> _Dataset excerpt_
───

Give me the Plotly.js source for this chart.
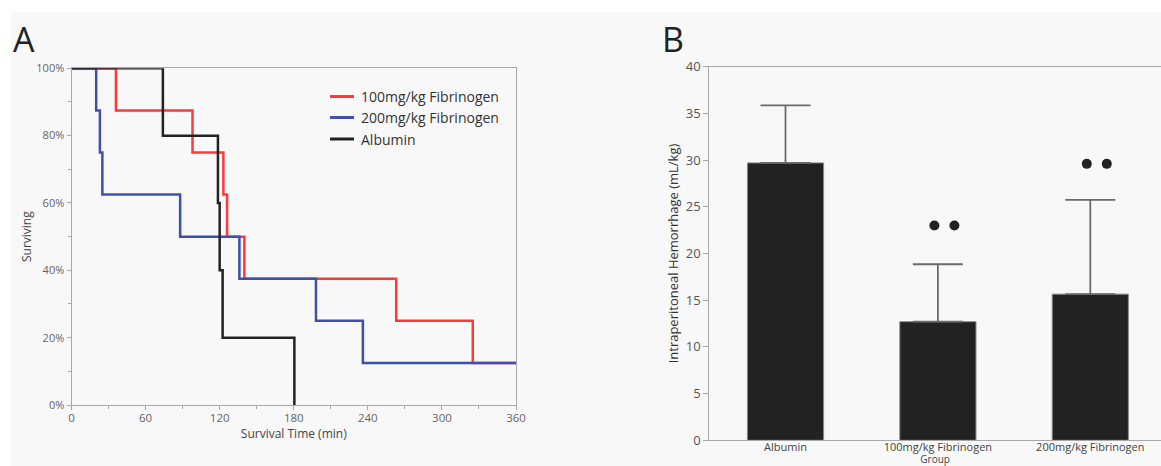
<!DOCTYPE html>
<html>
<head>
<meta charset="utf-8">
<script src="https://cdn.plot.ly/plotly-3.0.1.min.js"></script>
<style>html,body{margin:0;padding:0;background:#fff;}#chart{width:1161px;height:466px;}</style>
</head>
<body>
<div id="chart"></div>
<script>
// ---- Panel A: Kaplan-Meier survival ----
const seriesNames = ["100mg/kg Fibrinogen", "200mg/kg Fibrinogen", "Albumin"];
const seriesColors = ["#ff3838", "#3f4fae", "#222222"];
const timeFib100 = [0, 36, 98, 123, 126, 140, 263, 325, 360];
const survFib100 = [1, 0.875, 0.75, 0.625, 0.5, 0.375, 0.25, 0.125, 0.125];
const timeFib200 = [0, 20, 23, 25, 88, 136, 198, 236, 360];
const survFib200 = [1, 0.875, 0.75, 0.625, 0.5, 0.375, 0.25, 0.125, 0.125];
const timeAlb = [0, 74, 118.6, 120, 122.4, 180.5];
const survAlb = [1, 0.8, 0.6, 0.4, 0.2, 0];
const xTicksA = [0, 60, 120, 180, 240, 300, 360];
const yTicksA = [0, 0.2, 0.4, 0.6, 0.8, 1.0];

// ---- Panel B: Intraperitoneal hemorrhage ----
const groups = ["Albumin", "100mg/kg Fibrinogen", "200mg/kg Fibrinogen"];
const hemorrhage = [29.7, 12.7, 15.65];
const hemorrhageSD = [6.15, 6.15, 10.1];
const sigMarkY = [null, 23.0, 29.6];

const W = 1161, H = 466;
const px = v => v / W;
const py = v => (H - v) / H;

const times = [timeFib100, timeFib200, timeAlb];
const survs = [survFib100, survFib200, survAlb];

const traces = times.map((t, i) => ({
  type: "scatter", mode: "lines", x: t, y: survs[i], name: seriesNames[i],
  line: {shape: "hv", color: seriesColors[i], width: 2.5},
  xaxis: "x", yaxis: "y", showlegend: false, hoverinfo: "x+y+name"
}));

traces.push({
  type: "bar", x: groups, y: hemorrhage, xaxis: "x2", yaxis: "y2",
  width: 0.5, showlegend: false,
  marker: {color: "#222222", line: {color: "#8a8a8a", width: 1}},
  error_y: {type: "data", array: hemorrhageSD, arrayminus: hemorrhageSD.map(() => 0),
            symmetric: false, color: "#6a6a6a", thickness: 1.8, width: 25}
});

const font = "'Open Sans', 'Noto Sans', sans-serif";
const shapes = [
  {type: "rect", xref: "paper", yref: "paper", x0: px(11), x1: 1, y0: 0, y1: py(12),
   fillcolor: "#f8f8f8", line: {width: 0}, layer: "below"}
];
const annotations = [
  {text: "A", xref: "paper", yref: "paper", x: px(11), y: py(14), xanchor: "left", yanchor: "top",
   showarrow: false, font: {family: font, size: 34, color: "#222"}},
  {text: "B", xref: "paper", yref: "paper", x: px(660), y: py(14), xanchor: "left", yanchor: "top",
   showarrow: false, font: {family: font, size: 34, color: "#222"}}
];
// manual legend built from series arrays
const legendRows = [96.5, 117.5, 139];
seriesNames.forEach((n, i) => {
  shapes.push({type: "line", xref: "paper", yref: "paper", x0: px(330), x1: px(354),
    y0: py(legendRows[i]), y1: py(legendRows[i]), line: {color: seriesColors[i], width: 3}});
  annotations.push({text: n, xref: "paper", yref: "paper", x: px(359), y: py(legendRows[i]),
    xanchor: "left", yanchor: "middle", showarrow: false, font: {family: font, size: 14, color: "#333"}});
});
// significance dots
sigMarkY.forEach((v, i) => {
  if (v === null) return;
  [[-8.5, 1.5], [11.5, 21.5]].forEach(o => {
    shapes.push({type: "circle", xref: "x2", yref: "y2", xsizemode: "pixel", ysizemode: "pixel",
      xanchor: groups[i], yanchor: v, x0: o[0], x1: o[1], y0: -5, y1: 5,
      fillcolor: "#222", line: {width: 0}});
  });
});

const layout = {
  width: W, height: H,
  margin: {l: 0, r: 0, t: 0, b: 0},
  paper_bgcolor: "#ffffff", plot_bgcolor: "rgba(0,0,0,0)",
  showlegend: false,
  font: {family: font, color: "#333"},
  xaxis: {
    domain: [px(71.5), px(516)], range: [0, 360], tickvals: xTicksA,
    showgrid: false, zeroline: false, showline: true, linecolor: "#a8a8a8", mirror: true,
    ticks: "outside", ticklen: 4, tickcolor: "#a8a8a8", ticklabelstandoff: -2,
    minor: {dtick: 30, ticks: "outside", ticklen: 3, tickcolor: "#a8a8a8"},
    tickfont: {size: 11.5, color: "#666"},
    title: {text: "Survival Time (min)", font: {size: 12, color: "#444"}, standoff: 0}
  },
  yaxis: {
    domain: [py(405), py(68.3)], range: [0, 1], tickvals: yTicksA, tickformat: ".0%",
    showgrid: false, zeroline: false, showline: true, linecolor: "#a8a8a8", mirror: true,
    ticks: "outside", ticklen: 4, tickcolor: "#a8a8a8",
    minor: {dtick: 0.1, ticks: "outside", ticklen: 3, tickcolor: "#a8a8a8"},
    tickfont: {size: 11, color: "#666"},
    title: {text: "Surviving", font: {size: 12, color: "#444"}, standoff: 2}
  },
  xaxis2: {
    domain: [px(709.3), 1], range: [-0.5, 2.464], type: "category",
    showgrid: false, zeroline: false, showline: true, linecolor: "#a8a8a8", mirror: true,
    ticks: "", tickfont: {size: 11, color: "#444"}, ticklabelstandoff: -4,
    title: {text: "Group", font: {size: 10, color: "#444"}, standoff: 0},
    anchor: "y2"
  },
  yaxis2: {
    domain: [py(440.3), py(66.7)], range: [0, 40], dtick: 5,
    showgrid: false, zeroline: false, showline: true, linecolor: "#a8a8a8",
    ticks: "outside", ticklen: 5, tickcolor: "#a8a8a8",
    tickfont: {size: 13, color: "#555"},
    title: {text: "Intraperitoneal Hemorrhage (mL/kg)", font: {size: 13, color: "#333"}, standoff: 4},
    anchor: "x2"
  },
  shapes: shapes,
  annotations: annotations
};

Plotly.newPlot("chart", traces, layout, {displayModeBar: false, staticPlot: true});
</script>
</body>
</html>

───

> _Task directions_
From the opening line of the listing above through the line bearing "const py = v => (H - v) / H;", repeat each line exactly. Drop every picture.

> _Task output_
Give me the Plotly.js source for this chart.
<!DOCTYPE html>
<html>
<head>
<meta charset="utf-8">
<script src="https://cdn.plot.ly/plotly-3.0.1.min.js"></script>
<style>html,body{margin:0;padding:0;background:#fff;}#chart{width:1161px;height:466px;}</style>
</head>
<body>
<div id="chart"></div>
<script>
// ---- Panel A: Kaplan-Meier survival ----
const seriesNames = ["100mg/kg Fibrinogen", "200mg/kg Fibrinogen", "Albumin"];
const seriesColors = ["#ff3838", "#3f4fae", "#222222"];
const timeFib100 = [0, 36, 98, 123, 126, 140, 263, 325, 360];
const survFib100 = [1, 0.875, 0.75, 0.625, 0.5, 0.375, 0.25, 0.125, 0.125];
const timeFib200 = [0, 20, 23, 25, 88, 136, 198, 236, 360];
const survFib200 = [1, 0.875, 0.75, 0.625, 0.5, 0.375, 0.25, 0.125, 0.125];
const timeAlb = [0, 74, 118.6, 120, 122.4, 180.5];
const survAlb = [1, 0.8, 0.6, 0.4, 0.2, 0];
const xTicksA = [0, 60, 120, 180, 240, 300, 360];
const yTicksA = [0, 0.2, 0.4, 0.6, 0.8, 1.0];

// ---- Panel B: Intraperitoneal hemorrhage ----
const groups = ["Albumin", "100mg/kg Fibrinogen", "200mg/kg Fibrinogen"];
const hemorrhage = [29.7, 12.7, 15.65];
const hemorrhageSD = [6.15, 6.15, 10.1];
const sigMarkY = [null, 23.0, 29.6];

const W = 1161, H = 466;
const px = v => v / W;
const py = v => (H - v) / H;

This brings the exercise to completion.